Job Title: DevOps/SRE Lead
Location: Pune / Hyderabad
Job Type: Fulltime
Experience: 15+ years
Job Overview:
We are seeking a highly experienced DevOps/SRE Lead with over 15 years of professional experience. The ideal candidate will possess a deep understanding of DevOps principles, extensive experience in Site Reliability Engineering (SRE), and a strong background in cloud infrastructure, automation, and continuous integration/continuous delivery (CI/CD). This role requires a strategic thinker and a hands on leader who can guide our team to deliver worldclass infrastructure solutions.
Key Responsibilities:
Leadership and Strategy:
- Lead and mentor a team of DevOps and SRE engineers, fostering a culture of collaboration and continuous improvement.
- Develop and implement a strategic roadmap for infrastructure and reliability engineering.
- Drive the adoption of best practices and innovative solutions in DevOps and SRE.
Infrastructure Design and Implementation:
- Architect, deploy, and maintain scalable, resilient, and secure cloud infrastructure.
- Utilize Infrastructure as Code (IaC) tools such as Terraform, Ansible, or CloudFormation for automation and management.
Continuous Integration/Continuous Deployment (CI/CD):
- Design and manage robust CI/CD pipelines using tools like Jenkins, GitLab CI, or Azure DevOps.
- Ensure seamless integration and deployment of applications across various environments.
Site Reliability Engineering (SRE):
- Implement and enhance monitoring, logging, and alerting systems to ensure high availability and performance of services.
- Develop and maintain operational dashboards and metrics for proactive incident management and troubleshooting.
- Perform root cause analysis and postmortem assessments for system outages and incidents.
Automation and Tooling:
- Develop and maintain automation scripts and tools to streamline operations and improve efficiency.
- Implement automated testing, configuration management, and deployment strategies.
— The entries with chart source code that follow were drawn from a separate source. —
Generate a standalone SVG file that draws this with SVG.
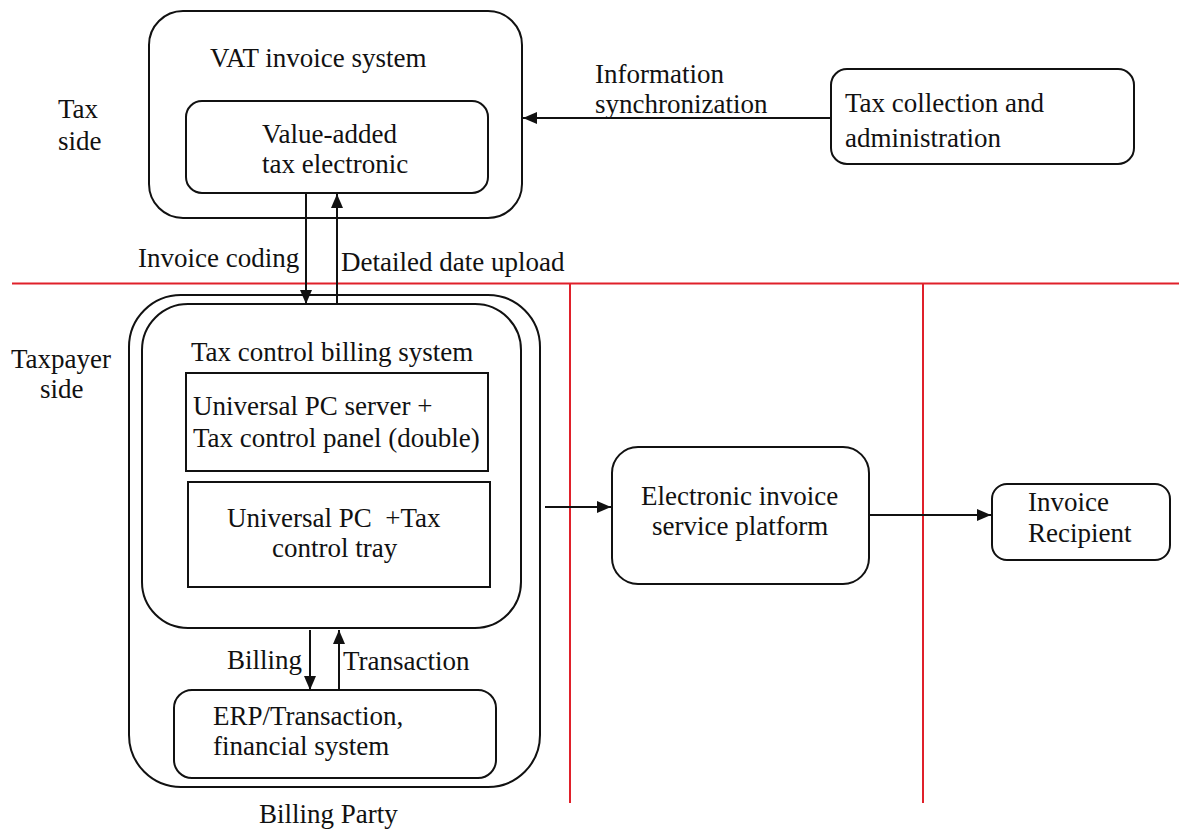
<svg xmlns="http://www.w3.org/2000/svg" width="1179" height="830" viewBox="0 0 1179 830">
<style>
text{font-family:'Liberation Serif','Times New Roman','DejaVu Serif',serif;font-size:27px;fill:#111}
.box{fill:none;stroke:#111;stroke-width:2}
.red{stroke:#e0202a;stroke-width:2;fill:none}
.con{stroke:#111;stroke-width:2;fill:none}
</style>
<defs>
<marker id="ah" viewBox="0 0 14 12" refX="14" refY="6" markerWidth="14" markerHeight="12" markerUnits="userSpaceOnUse" orient="auto">
<path d="M0,0 L14,6 L0,12 z" fill="#111"/>
</marker>
</defs>
<rect width="1179" height="830" fill="#fff"/>
<g font-family="Liberation Serif, Times New Roman, DejaVu Serif, serif">
<g id="lanes">
<line class="red" x1="12" y1="283.5" x2="1179" y2="283.5"/>
<line class="red" x1="570" y1="283.5" x2="570" y2="803"/>
<line class="red" x1="923" y1="283.5" x2="923" y2="803"/>
<text x="58" y="118">Tax</text>
<text x="58" y="150">side</text>
<text x="11" y="368">Taxpayer</text>
<text x="40" y="398">side</text>
</g>
<g id="vat">
<rect class="box" x="149" y="11" width="373" height="207" rx="34"/>
<text x="210" y="67">VAT invoice system</text>
</g>
<g id="vatE">
<rect class="box" x="186" y="101" width="302" height="92" rx="16"/>
<text x="262" y="143">Value-added</text>
<text x="262" y="173">tax electronic</text>
</g>
<g id="taxadmin">
<rect class="box" x="831" y="69" width="303" height="95" rx="16"/>
<text x="845" y="112">Tax collection and</text>
<text x="845" y="147">administration</text>
</g>
<g id="billingParty">
<rect class="box" x="129" y="295" width="411" height="492" rx="52"/>
<text x="259" y="823">Billing Party</text>
</g>
<g id="taxControl">
<rect class="box" x="142" y="304" width="379" height="324" rx="46"/>
<text x="191" y="361">Tax control billing system</text>
</g>
<g id="server">
<rect class="box" x="186" y="373" width="302" height="98"/>
<text x="193" y="415">Universal PC server +</text>
<text x="193" y="447">Tax control panel (double)</text>
</g>
<g id="tray">
<rect class="box" x="188" y="482" width="302" height="105"/>
<text x="227" y="527" xml:space="preserve">Universal PC  +Tax</text>
<text x="272" y="557">control tray</text>
</g>
<g id="erp">
<rect class="box" x="174" y="690" width="322" height="88" rx="18"/>
<text x="213" y="725">ERP/Transaction,</text>
<text x="213" y="755">financial system</text>
</g>
<g id="platform">
<rect class="box" x="612" y="447" width="257" height="137" rx="26"/>
<text x="641" y="505">Electronic invoice</text>
<text x="652" y="535">service platform</text>
</g>
<g id="recipient">
<rect class="box" x="992" y="484" width="178" height="76" rx="15"/>
<text x="1028" y="511">Invoice</text>
<text x="1028" y="542">Recipient</text>
</g>
<g id="connectors">
<line class="con" x1="306" y1="194" x2="306" y2="304" marker-end="url(#ah)"/>
<line class="con" x1="337" y1="304" x2="337" y2="194" marker-end="url(#ah)"/>
<line class="con" x1="830" y1="118" x2="523" y2="118" marker-end="url(#ah)"/>
<line class="con" x1="545" y1="507" x2="611" y2="507" marker-end="url(#ah)"/>
<line class="con" x1="870" y1="515" x2="991" y2="515" marker-end="url(#ah)"/>
<line class="con" x1="310" y1="630" x2="310" y2="690" marker-end="url(#ah)"/>
<line class="con" x1="339" y1="690" x2="339" y2="630" marker-end="url(#ah)"/>
<text x="138" y="267">Invoice coding</text>
<text x="341" y="271">Detailed date upload</text>
<text x="595" y="83">Information</text>
<text x="595" y="113">synchronization</text>
<text x="227" y="669">Billing</text>
<text x="343" y="670">Transaction</text>
</g>
</g>
</svg>
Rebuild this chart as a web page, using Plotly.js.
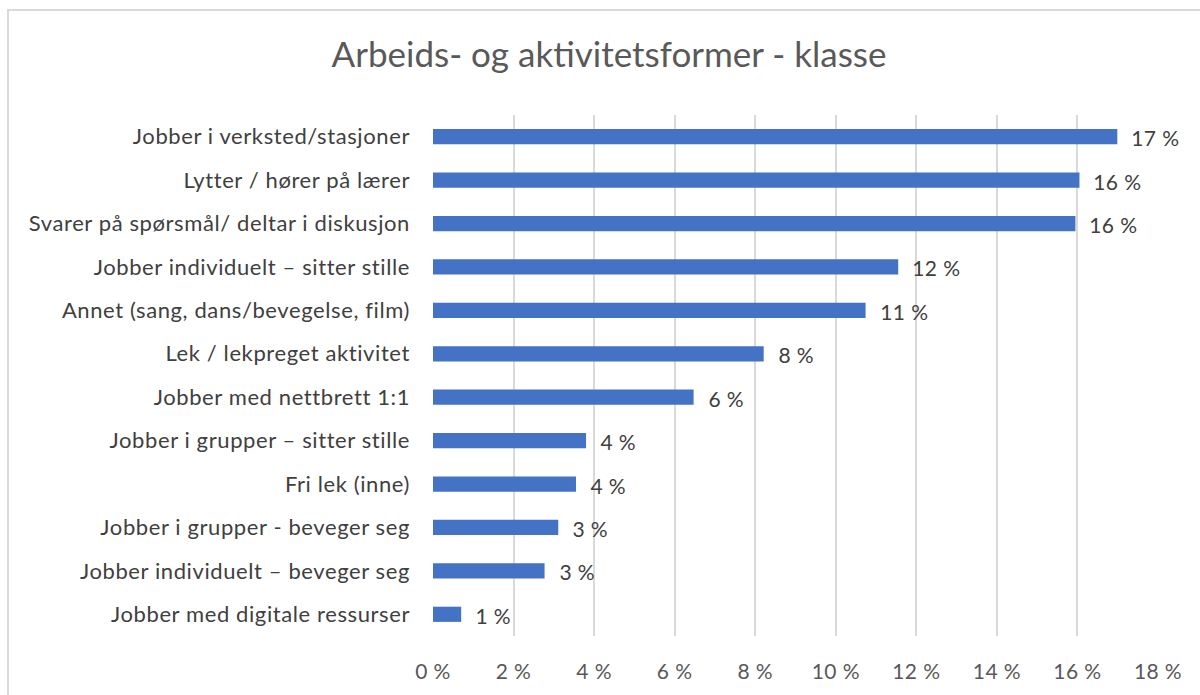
<!DOCTYPE html>
<html>
<head>
<meta charset="utf-8">
<script src="https://cdn.plot.ly/plotly-3.0.1.min.js"></script>
<style>
  html, body { margin: 0; padding: 0; background: #ffffff; }
  #wrap { position: relative; width: 1200px; height: 695px; overflow: hidden; }
  #chart { position: absolute; left: 0; top: 0; width: 1200px; height: 695px; }
  #frame { position: absolute; left: 7px; top: 9px; width: 1300px; height: 800px;
           border-left: 2px solid #D9D9D9; border-top: 2px solid #D9D9D9; pointer-events: none; }
  #chart .ytick text { letter-spacing: 0.6px; }
  #chart .xtick text { letter-spacing: 0.4px; }
  #chart .annotation-text { letter-spacing: 0.4px; }
</style>
</head>
<body>
<div id="wrap">
  <div id="chart"></div>
  <div id="frame"></div>
</div>
<script>
const categories = [
  "Jobber i verksted/stasjoner",
  "Lytter / hører på lærer",
  "Svarer på spørsmål/ deltar i diskusjon",
  "Jobber individuelt – sitter stille",
  "Annet (sang, dans/bevegelse, film)",
  "Lek / lekpreget aktivitet",
  "Jobber med nettbrett 1:1",
  "Jobber i grupper – sitter stille",
  "Fri lek (inne)",
  "Jobber i grupper - beveger seg",
  "Jobber individuelt – beveger seg",
  "Jobber med digitale ressurser"
];
const values = [16.99, 16.05, 15.95, 11.55, 10.74, 8.21, 6.47, 3.80, 3.55, 3.11, 2.77, 0.70];
const valueLabels = ["17 %", "16 %", "16 %", "12 %", "11 %", "8 %", "6 %", "4 %", "4 %", "3 %", "3 %", "1 %"];
const tickValues = [0, 2, 4, 6, 8, 10, 12, 14, 16, 18];
const tickLabels = ["0 %", "2 %", "4 %", "6 %", "8 %", "10 %", "12 %", "14 %", "16 %", "18 %"];
const chartTitle = "Arbeids- og aktivitetsformer - klasse";

const FONT = "Lato, 'Open Sans', sans-serif";

const trace = {
  type: "bar",
  orientation: "h",
  y: categories,
  x: values,
  marker: { color: "#4472C4", line: { color: "#4472C4", width: 0 } },
  hoverinfo: "x+y"
};

const annotations = categories.map((c, i) => ({
  x: values[i], y: c, xref: "x", yref: "y",
  text: valueLabels[i], showarrow: false,
  xanchor: "left", yanchor: "middle", xshift: 13, yshift: -1,
  font: { family: FONT, size: 21, color: "#404040" }
}));

const layout = {
  width: 1200, height: 695,
  paper_bgcolor: "rgba(0,0,0,0)", plot_bgcolor: "rgba(0,0,0,0)",
  margin: { l: 433, r: 42, t: 115, b: 59, pad: 0 },
  title: {
    text: chartTitle,
    font: { family: FONT, size: 35, color: "#595959" },
    x: 0.5075, xref: "container", xanchor: "center",
    y: 0.921, yref: "container", yanchor: "middle"
  },
  bargap: 0.65,
  showlegend: false,
  xaxis: {
    range: [0, 18],
    tickvals: tickValues,
    ticktext: tickLabels,
    showgrid: true, gridcolor: "#D9D9D9", gridwidth: 1.5,
    zeroline: false, showline: false, ticks: "",
    ticklabelstandoff: 21,
    tickfont: { family: FONT, size: 21, color: "#595959" },
    fixedrange: true
  },
  yaxis: {
    autorange: "reversed",
    showgrid: false, zeroline: false, showline: false, ticks: "",
    ticklabelstandoff: 22,
    tickfont: { family: FONT, size: 22, color: "#404040" },
    fixedrange: true
  },
  annotations: annotations
};

Plotly.newPlot("chart", [trace], layout, { displayModeBar: false, responsive: false });
</script>
</body>
</html>
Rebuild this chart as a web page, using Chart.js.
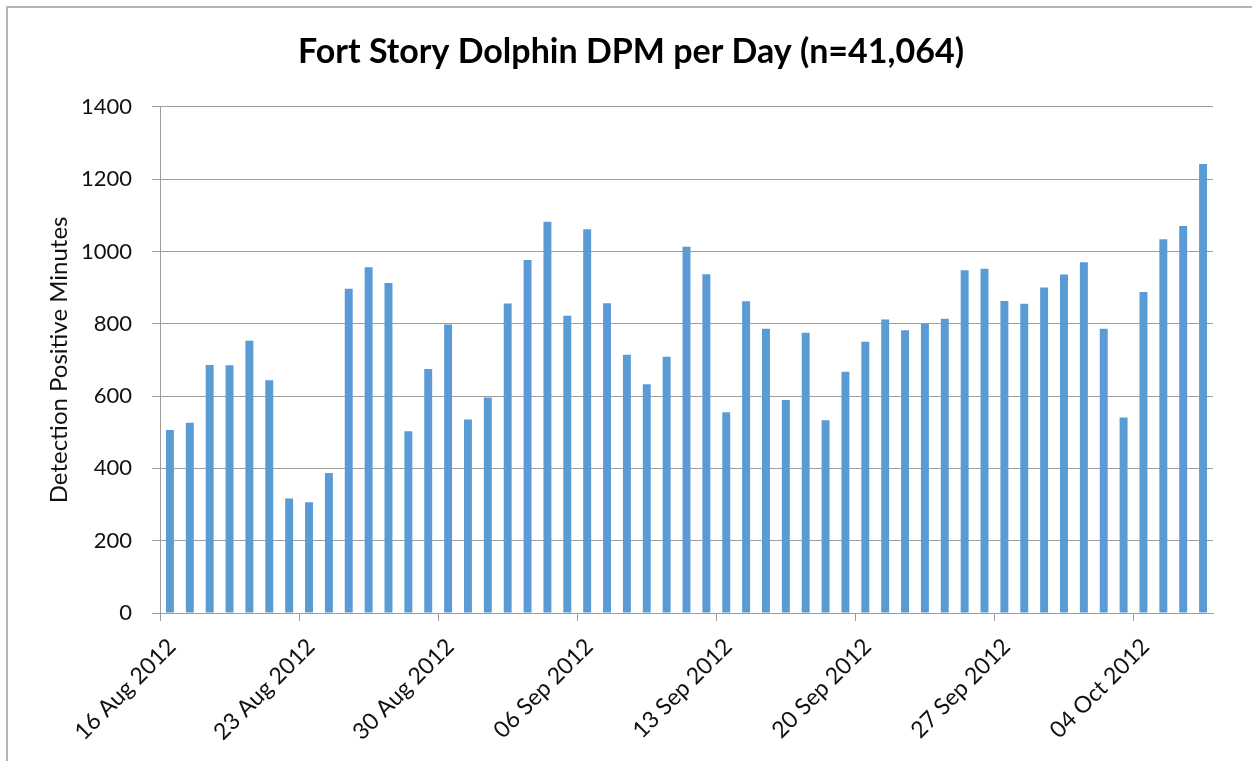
<!DOCTYPE html>
<html>
<head>
<meta charset="utf-8">
<title>Fort Story Dolphin DPM per Day</title>
<script src="https://cdn.jsdelivr.net/npm/chart.js@4.4.0/dist/chart.umd.min.js"></script>
<style>
    html, body { margin: 0; padding: 0; background: #fff; }
    #wrap { width: 1252px; height: 761px; }
</style>
</head>
<body>
<div id="wrap"><canvas id="dpmChart" width="1252" height="761"></canvas></div>
<script>
// Textes du graphique
const chartTitle = 'Fort Story Dolphin DPM per Day (n=41,064)';
const yAxisTitle = 'Detection Positive Minutes';

// Un jour par barre, du 16 août au 7 octobre 2012
const dayLabels = [
    '16 Aug 2012', '17 Aug 2012', '18 Aug 2012', '19 Aug 2012', '20 Aug 2012', '21 Aug 2012', '22 Aug 2012',
    '23 Aug 2012', '24 Aug 2012', '25 Aug 2012', '26 Aug 2012', '27 Aug 2012', '28 Aug 2012', '29 Aug 2012',
    '30 Aug 2012', '31 Aug 2012', '01 Sep 2012', '02 Sep 2012', '03 Sep 2012', '04 Sep 2012', '05 Sep 2012',
    '06 Sep 2012', '07 Sep 2012', '08 Sep 2012', '09 Sep 2012', '10 Sep 2012', '11 Sep 2012', '12 Sep 2012',
    '13 Sep 2012', '14 Sep 2012', '15 Sep 2012', '16 Sep 2012', '17 Sep 2012', '18 Sep 2012', '19 Sep 2012',
    '20 Sep 2012', '21 Sep 2012', '22 Sep 2012', '23 Sep 2012', '24 Sep 2012', '25 Sep 2012', '26 Sep 2012',
    '27 Sep 2012', '28 Sep 2012', '29 Sep 2012', '30 Sep 2012', '01 Oct 2012', '02 Oct 2012', '03 Oct 2012',
    '04 Oct 2012', '05 Oct 2012', '06 Oct 2012', '07 Oct 2012'
];

// Minutes positives par jour
const dpmValues = [
    506, 526, 686, 685, 753, 644, 317,
    306, 387, 897, 956, 913, 503, 675,
    798, 535, 596, 856, 976, 1082, 822,
    1061, 857, 714, 633, 709, 1013, 937,
    555, 862, 786, 589, 775, 533, 667,
    750, 812, 782, 800, 814, 948, 952,
    863, 855, 900, 936, 970, 786, 541,
    888, 1034, 1070, 1242
];

// Axe Y
const yMin = 0;
const yMax = 1400;
const yStep = 200;

// Une étiquette de date par semaine
const labelEvery = 7;

const gridGray = '#9e9e9e';
const textColor = '#111111';

Chart.defaults.font.family = 'Lato, "Open Sans", sans-serif';
Chart.defaults.color = textColor;

// Cadre gris autour du graphique + titre centré sur toute la largeur
const framePlugin = {
    id: 'frame',
    afterLayout(chart) {
        if (chart.titleBlock) {
            chart.titleBlock.left = 10;
            chart.titleBlock.right = chart.width;
        }
    },
    beforeDraw(chart) {
        const ctx = chart.ctx;
        ctx.save();
        ctx.fillStyle = '#ffffff';
        ctx.fillRect(0, 0, chart.width, chart.height);
        ctx.strokeStyle = '#b4b4b4';
        ctx.lineWidth = 2;
        ctx.strokeRect(7, 7, chart.width + 20, chart.height + 20);
        ctx.restore();
    }
};

const ctx = document.getElementById('dpmChart').getContext('2d');

new Chart(ctx, {
    type: 'bar',
    data: {
        labels: dayLabels,
        datasets: [{
            label: 'DPM',
            data: dpmValues,
            backgroundColor: '#5b9bd5',
            borderWidth: 0,
            categoryPercentage: 1,
            barPercentage: 0.4
        }]
    },
    options: {
        responsive: false,
        animation: false,
        devicePixelRatio: 1,
        layout: { padding: { left: 0, right: 39, top: 0, bottom: 0 } },
        plugins: {
            legend: { display: false },
            tooltip: { enabled: false },
            title: {
                display: true,
                text: chartTitle,
                color: '#000000',
                font: { size: 34, weight: 'bold' },
                padding: { top: 32, bottom: 34 }
            }
        },
        scales: {
            x: {
                type: 'category',
                grid: {
                    display: true,
                    offset: true,
                    drawOnChartArea: false,
                    drawTicks: true,
                    tickLength: 8,
                    color: (c) => (c.index % labelEvery === 0 ? gridGray : 'rgba(0,0,0,0)')
                },
                border: { display: true, color: gridGray, width: 1 },
                ticks: {
                    autoSkip: false,
                    maxRotation: 45,
                    minRotation: 45,
                    labelOffset: 2,
                    padding: 12,
                    font: { size: 23 },
                    callback: function(value, index) {
                        return index % labelEvery === 0 ? this.getLabelForValue(value) : '';
                    }
                },
                afterFit: (scale) => { scale.height = 148; }
            },
            y: {
                min: yMin,
                max: yMax,
                grid: {
                    color: gridGray,
                    tickLength: 8
                },
                border: { display: true, color: gridGray, width: 1 },
                ticks: {
                    stepSize: yStep,
                    padding: 20,
                    font: { size: 22 },
                    callback: (value) => String(value)
                },
                title: {
                    display: true,
                    text: yAxisTitle,
                    font: { size: 24 },
                    padding: { top: 45, bottom: 0 }
                },
                afterFit: (scale) => { scale.width = 160; }
            }
        }
    },
    plugins: [framePlugin]
});
</script>
</body>
</html>
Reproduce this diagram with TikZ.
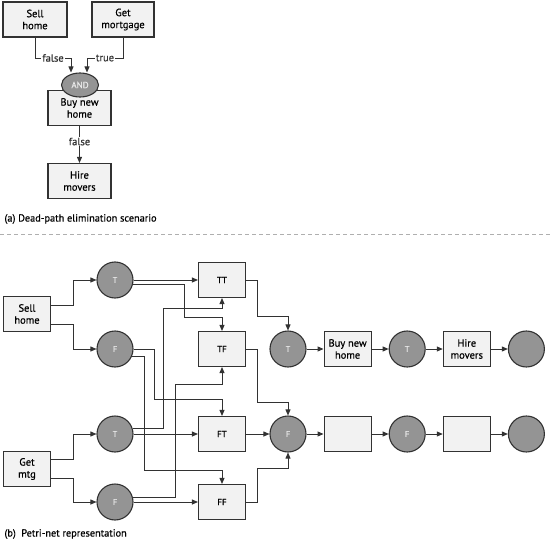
\documentclass[tikz,border=0pt]{standalone}
\usepackage{fontspec}
\setmainfont{PT Sans}[FakeBold=0.5]
\usetikzlibrary{arrows.meta,shapes.geometric,positioning}
\definecolor{linegray}{RGB}{50,50,50}
\definecolor{boxfill}{RGB}{242,242,242}
\definecolor{placefill}{RGB}{148,148,148}
\definecolor{dashgray}{RGB}{175,175,175}
\tikzset{
  box/.style={rectangle,draw=linegray,fill=boxfill,line width=1.1pt,
              minimum width=#1,minimum height=35pt,align=center,
              inner sep=1pt,font=\fontsize{10.5}{12}\selectfont},
  box/.default=47pt,
  place/.style={circle,draw=linegray,fill=placefill,line width=1.1pt,
                minimum size=36pt,inner sep=0pt,text=white!92!black,
                font=\fontsize{8.5}{10}\selectfont},
  arrow/.style={-{Triangle[length=6pt,width=5pt]},line width=0.9pt,linegray},
  lbl/.style={fill=white,inner sep=1pt,font=\fontsize{10.5}{12}\selectfont},
  caption/.style={anchor=west,font=\fontsize{10.3}{12}\selectfont},
}

\begin{document}
\begin{tikzpicture}[x=1pt,y=-1pt,node distance=17pt,
    tbox/.style={box,font=\fontsize{9}{10}\selectfont},
    andgate/.style={ellipse,draw=linegray,fill=placefill,line width=1.1pt,
                    minimum width=37pt,minimum height=24pt,inner sep=0pt,
                    text=white!92!black,font=\fontsize{9}{10}\selectfont},
  ]
  \useasboundingbox (0,0) rectangle (550,541);

  % (a) dead-path elimination
  \node[box=64pt] (sella) at (35,19.5) {Sell\\home};
  \node[box=62pt] (mortg) at (123,19.5) {Get\\mortgage};
  \node[box=63pt] (buya) at (79.5,108) {Buy new\\home};
  \node[andgate] (and) at (80,85) {AND};
  \node[box=63pt] (hirea) at (79.5,181) {Hire\\movers};

  \draw[arrow] (sella) |- (71,58) node[lbl,pos=0.75] {false}
    -- ([xshift=-9pt]and.north);
  \draw[arrow] (mortg) |- (87,58) node[lbl,pos=0.75] {true}
    -- ([xshift=7pt]and.north);
  \draw[arrow] (buya) -- node[lbl,pos=0.42] {false} (hirea);

  \node[caption] (capa) at (1,219) {(a) Dead-path elimination scenario};
  \draw[dashgray,line width=0.8pt,dash pattern=on 4pt off 3pt] (0,234) -- (550,234);

  % (b) petri net
  \node[box] (sellb) at (27,314) {Sell\\home};
  \node[box] (mtg) at (27,469) {Get\\mtg};

  \node[place] (ts) at (115,280) {T};
  \node[place] (fs) at (115,349) {F};
  \node[place] (tm) at (115,434) {T};
  \node[place] (fm) at (115,502) {F};

  \node[tbox] (tt) at (222,280) {TT};
  \node[tbox] (tf) at (222,349) {TF};
  \node[tbox] (ft) at (222,434) {FT};
  \node[tbox] (ff) at (222,502) {FF};

  \node[place] (t2) at (288,349) {T};
  \node[box,right=of t2] (buyb) {Buy new\\home};
  \node[place,right=of buyb] (t3) {T};
  \node[box,right=of t3] (hireb) {Hire\\movers};
  \node[place,right=of hireb] (endt) {};

  \node[place] (f2) at (288,434) {F};
  \node[box,right=of f2] (buyf) {};
  \node[place,right=of buyf] (f3) {F};
  \node[box,right=of f3] (hiref) {};
  \node[place,right=of hiref] (endf) {};

  \draw[arrow] ([yshift=9pt]sellb.east) -- ++(22,0) |- (ts);
  \draw[arrow] ([yshift=-10pt]sellb.east) -- ++(22,0) |- (fs);
  \draw[arrow] ([yshift=10pt]mtg.east) -- ++(22,0) |- (tm);
  \draw[arrow] ([yshift=-9pt]mtg.east) -- ++(22,0) |- (fm);

  \draw[arrow] (ts) -- (tt);
  \draw[arrow] (ts.-13) -| (184,317) -| (tf);
  \draw[arrow] (fs) -| (154,399) -| (ft);
  \draw[arrow] (fs.-22) -| (144,470) -| (ff);
  \draw[arrow] (tm.19) -| (163,308) -| (tt);
  \draw[arrow] (tm) -- (ft);
  \draw[arrow] (fm.14) -| (175,384) -| (tf);
  \draw[arrow] (fm) -- (ff);

  \draw[arrow] (tt) -| (257,316) -| (t2);
  \draw[arrow] (tf) -| (257,402) -| (f2);
  \draw[arrow] (ft) -- (f2);
  \draw[arrow] (ff) -| (257,468) -| (f2);

  \foreach \a/\b in {t2/buyb,buyb/t3,t3/hireb,hireb/endt,
                     f2/buyf,buyf/f3,f3/hiref,hiref/endf}
    \draw[arrow] (\a) -- (\b);

  \node[caption] (capb) at (1,534) {(b)\ \ Petri-net representation};
\end{tikzpicture}
\end{document}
Collaboration and Stakeholder Management:
- Work closely with development, QA, and operations teams to ensure smooth project delivery.
- Communicate effectively with stakeholders to align infrastructure strategies with business objectives.
Security and Compliance:
- Implement security best practices and ensure compliance with industry standards and regulations.
- Conduct regular security assessments and audits of the infrastructure.
Qualifications:
- Bachelor's or Master’s degree in Computer Science, Engineering, or a related field.
Key Skills:
- 15+ years of experience in IT with a strong focus on DevOps, SRE, and cloud architecture.
- Proven leadership experience with the ability to mentor and develop a high performing team.
- Deep expertise in cloud platforms (AWS, Azure, GCP) and hybrid environments.
- Extensive experience with Infrastructure as Code (IaC) tools like Terraform, CloudFormation, and Ansible.
- Strong proficiency in CI/CD tools and practices.
- Comprehensive understanding of containerization and orchestration tools (Docker, Kubernetes, etc.).
- Solid understanding of networking, security, and database management in cloud environments.
- Excellent problem-solving skills and ability to work in a fast paced, dynamic environment.
- Strong communication and collaboration skills.
- Relevant certifications (AWS Certified Solutions Architect, Azure Solutions Architect Expert, Google Cloud Professional Cloud Architect, etc.) are highly desirable.
Preferred Skills:
- Experience with serverless computing and microservices architecture.
- Knowledge of agile methodologies and frameworks.
- Experience with hybrid cloud environments and cloud migration strategies.
- Familiarity with AI/ML and big data technologies.